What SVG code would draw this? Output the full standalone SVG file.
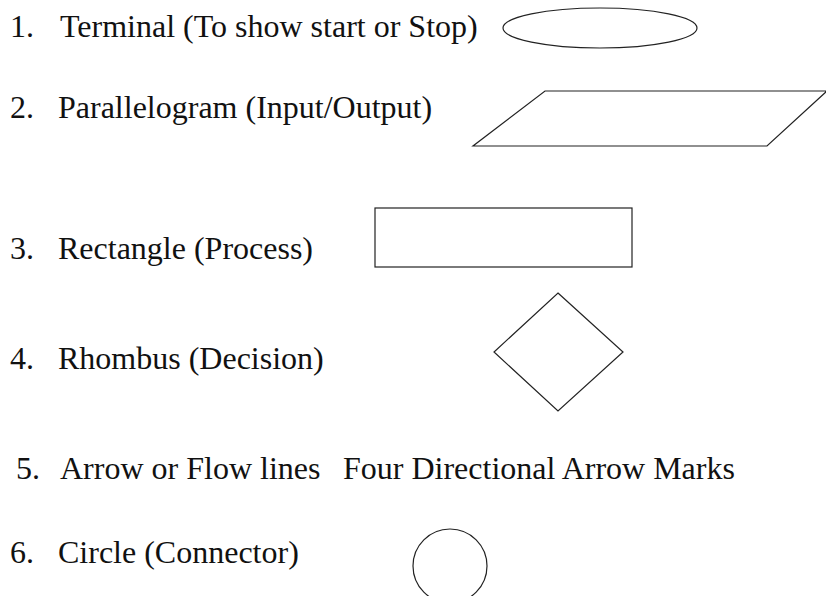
<svg xmlns="http://www.w3.org/2000/svg" width="826" height="596" viewBox="0 0 826 596">
<style>
  text { font-family: "Liberation Serif", "Times New Roman", serif; font-size: 32px; fill: #111; }
  .shape { fill: none; stroke: #222; stroke-width: 1.2; }
</style>
<rect x="0" y="0" width="826" height="596" fill="#fff"/>
<g id="labels">
  <text x="10" y="37">1.</text><text x="60" y="37">Terminal (To show start or Stop)</text>
  <text x="10" y="118">2.</text><text x="58" y="118">Parallelogram (Input/Output)</text>
  <text x="10" y="259">3.</text><text x="58" y="259">Rectangle (Process)</text>
  <text x="10" y="369">4.</text><text x="58" y="369">Rhombus (Decision)</text>
  <text x="16" y="479">5.</text><text x="60" y="479">Arrow or Flow lines</text><text x="343" y="479">Four Directional Arrow Marks</text>
  <text x="10" y="563">6.</text><text x="58" y="563">Circle (Connector)</text>
</g>
<g id="terminal"><ellipse class="shape" cx="600" cy="28" rx="97" ry="20"/></g>
<g id="parallelogram"><polygon class="shape" points="545,91 827,91 767,146 473,146"/></g>
<g id="rectangle"><rect class="shape" x="375" y="208" width="257" height="59"/></g>
<g id="rhombus"><polygon class="shape" points="558,293 623,352 558,411 494,352"/></g>
<g id="circle"><ellipse class="shape" cx="450" cy="566" rx="37" ry="37"/></g>
<g id="connectors"></g>
</svg>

* [What you have to do] Copy and report every line where the word "Output" is present.

* [Written response]
What SVG code would draw this? Output the full standalone SVG file.
  <text x="10" y="118">2.</text><text x="58" y="118">Parallelogram (Input/Output)</text>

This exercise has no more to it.